2- Korintlilere Birinci Mektup      

3- Korintlilere İkinci Mektup        

4- Galatyalılara Mektup     

5- Efeslilere Mektup

6- Filipililere Mektup          

7- Koloselilere Mektup       

8- Selaniklilere Birinci Mektup     

9- Selaniklilere İkinci Mektup       

10- İbranilere Mektup        

11- (Elçi) Timoteos'a Birinci Mektup       

12- (Elçi) Timoteos'a İkinci Mektup         

13- (Elçi) Titus'a Mektup   

14- (Elçi) Filimon'a Mektup

4- Genel (katolik) mektuplar

Yakup: Kudüs’teki mabedi yönetmesi için elçi olarak görevlendirilen Yakup, 94 yaşında işkence edilerek, dövülerek, taşlanarak ve başına sopa ile vurarak öldürülmüştür.

1. Petrus: İsa tarafından kendisine diğer havarilerin önderliği mevkii layık görülen Elçi Petrus (Matta 16:18, Yuhanna 21:15-16), 1. Petrus ve 2. Petrus kitaplarını kaleme almıştır.
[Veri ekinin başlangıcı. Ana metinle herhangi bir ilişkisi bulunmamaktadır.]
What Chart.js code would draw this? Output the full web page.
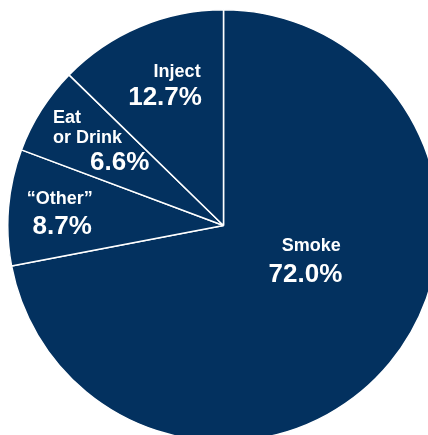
<!DOCTYPE html>
<html>
<head>
<meta charset="utf-8">
<script src="https://cdn.jsdelivr.net/npm/chart.js@4/dist/chart.umd.min.js"></script>
<style>
  html, body { margin: 0; padding: 0; background: #fff; overflow: hidden; }
  body { width: 428px; height: 435px; position: relative; }
  #wrap { position: absolute; left: 7px; top: 9px; width: 433px; height: 433px; }
</style>
</head>
<body>
<div id="wrap"><canvas id="pie"></canvas></div>
<script>
// clockwise from 12 o'clock
const categories = ['Smoke', '\u201COther\u201D', 'Eat\nor Drink', 'Inject'];
const shares = [72.0, 8.7, 6.6, 12.7];
const valueLabels = ['72.0%', '8.7%', '6.6%', '12.7%'];

const NAVY = '#03315f';

// label block placement relative to pie centre, in units of the radius
// dx, dy: where the name baseline sits; align: text alignment
const labelLayout = [
    { dx: 0.407, dy: 0.118, align: 'center', valueDx: 0.380, valueDy: 0.262 },
    { dx: -0.759, dy: -0.100, align: 'center', valueDx: -0.748, valueDy: 0.040 },
    { dx: -0.790, dy: -0.477, align: 'left', valueDx: -0.481, valueDy: -0.255 },
    { dx: -0.215, dy: -0.690, align: 'center', valueDx: -0.271, valueDy: -0.560 }
];

const pieLabels = {
    id: 'pieLabels',
    afterDatasetsDraw(chart) {
        const ctx = chart.ctx;
        const arcs = chart.getDatasetMeta(0).data;
        ctx.save();
        ctx.fillStyle = '#ffffff';
        ctx.textBaseline = 'alphabetic';
        arcs.forEach((arc, i) => {
            const r = arc.outerRadius;
            const lay = labelLayout[i];
            const lines = categories[i].split('\n');
            ctx.font = 'bold 18px "Liberation Sans", Arial, sans-serif';
            ctx.textAlign = lay.align;
            lines.forEach((ln, j) => {
                ctx.fillText(ln, arc.x + lay.dx * r, arc.y + lay.dy * r + j * 20.5);
            });
            ctx.font = 'bold 26px "Liberation Sans", Arial, sans-serif';
            ctx.textAlign = 'center';
            ctx.fillText(valueLabels[i], arc.x + lay.valueDx * r, arc.y + lay.valueDy * r);
        });
        ctx.restore();
    }
};

new Chart(document.getElementById('pie'), {
    type: 'pie',
    data: {
        labels: categories,
        datasets: [{
            data: shares,
            backgroundColor: NAVY,
            borderColor: '#ffffff',
            borderWidth: 1.5,
            hoverOffset: 0
        }]
    },
    options: {
        responsive: true,
        maintainAspectRatio: false,
        animation: false,
        layout: { padding: 0 },
        plugins: {
            legend: { display: false },
            tooltip: { enabled: false }
        }
    },
    plugins: [pieLabels]
});
</script>
</body>
</html>
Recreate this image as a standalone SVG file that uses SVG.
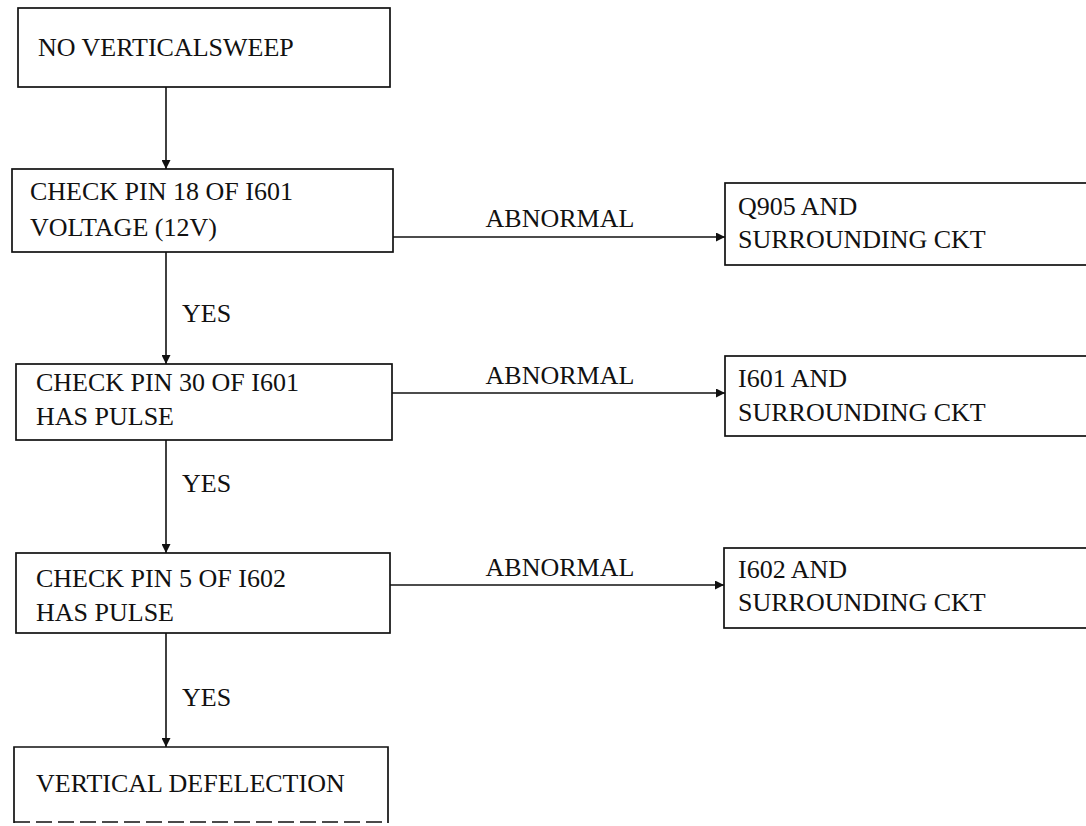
<svg xmlns="http://www.w3.org/2000/svg" width="1086" height="826" viewBox="0 0 1086 826">
<style>
.box{fill:#fff;stroke:#111;stroke-width:1.7}
.t{font-family:"Liberation Serif","Times New Roman",serif;font-size:26px;fill:#111}
.c{stroke:#111;stroke-width:1.6;fill:none}
</style>
<defs>
<marker id="ah" viewBox="0 0 10 10" refX="10" refY="5" markerWidth="9" markerHeight="9" markerUnits="userSpaceOnUse" orient="auto">
<path d="M0,0 L10,5 L0,10 z" fill="#111"/>
</marker>
</defs>
<rect width="1086" height="826" fill="#fff"/>
<g id="connectors">
<line class="c" x1="166" y1="87" x2="166" y2="169" marker-end="url(#ah)"/>
<line class="c" x1="166" y1="252" x2="166" y2="364" marker-end="url(#ah)"/>
<line class="c" x1="166" y1="440" x2="166" y2="553" marker-end="url(#ah)"/>
<line class="c" x1="166" y1="633" x2="166" y2="747" marker-end="url(#ah)"/>
<line class="c" x1="393" y1="237" x2="725" y2="237" marker-end="url(#ah)"/>
<line class="c" x1="392" y1="393" x2="725" y2="393" marker-end="url(#ah)"/>
<line class="c" x1="390" y1="585" x2="724" y2="585" marker-end="url(#ah)"/>
<text class="t" x="182" y="322">YES</text>
<text class="t" x="182" y="492">YES</text>
<text class="t" x="182" y="706">YES</text>
<text class="t" x="560" y="227" text-anchor="middle">ABNORMAL</text>
<text class="t" x="560" y="384" text-anchor="middle">ABNORMAL</text>
<text class="t" x="560" y="576" text-anchor="middle">ABNORMAL</text>
</g>
<g id="n1">
<rect class="box" x="18" y="8" width="372" height="79"/>
<text class="t" x="38" y="56">NO VERTICALSWEEP</text>
</g>
<g id="n2">
<rect class="box" x="12" y="169" width="381" height="83"/>
<text class="t" x="30" y="200">CHECK PIN 18 OF I601</text>
<text class="t" x="30" y="236">VOLTAGE (12V)</text>
</g>
<g id="n3">
<rect class="box" x="16" y="364" width="376" height="76"/>
<text class="t" x="36" y="391">CHECK PIN 30 OF I601</text>
<text class="t" x="36" y="425">HAS PULSE</text>
</g>
<g id="n4">
<rect class="box" x="16" y="553" width="374" height="80"/>
<text class="t" x="36" y="587">CHECK PIN 5 OF I602</text>
<text class="t" x="36" y="621">HAS PULSE</text>
</g>
<g id="n5">
<path class="box" d="M14,823 L14,747 L388,747 L388,823"/>
<line x1="14" y1="822" x2="388" y2="822" stroke="#111" stroke-width="1.6" stroke-dasharray="16 6"/>
<text class="t" x="36" y="792">VERTICAL DEFELECTION</text>
</g>
<g id="n6">
<rect class="box" x="725" y="183" width="370" height="82"/>
<text class="t" x="738" y="215">Q905 AND</text>
<text class="t" x="738" y="248">SURROUNDING CKT</text>
</g>
<g id="n7">
<rect class="box" x="725" y="356" width="370" height="80"/>
<text class="t" x="738" y="387">I601 AND</text>
<text class="t" x="738" y="421">SURROUNDING CKT</text>
</g>
<g id="n8">
<rect class="box" x="724" y="548" width="370" height="80"/>
<text class="t" x="738" y="578">I602 AND</text>
<text class="t" x="738" y="611">SURROUNDING CKT</text>
</g>
</svg>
Elçileik vazifesi yaptığı Roma'da öldürülmüştür.

2. Petrus,

1. Yuhanna,

2. Yuhanna,

3. Yuhanna,

Yahuda,

5- Nebilik içeren kitap

Vahiy: Yuhanna, 1. Yuhanna, 2. Yuhanna, 3. Yuhanna ve Vahiy kitaplarını; İsa’nın seçtiği 12 elçiden biri olan Yuhanna’nın kaleme aldığı belirtilmektedir.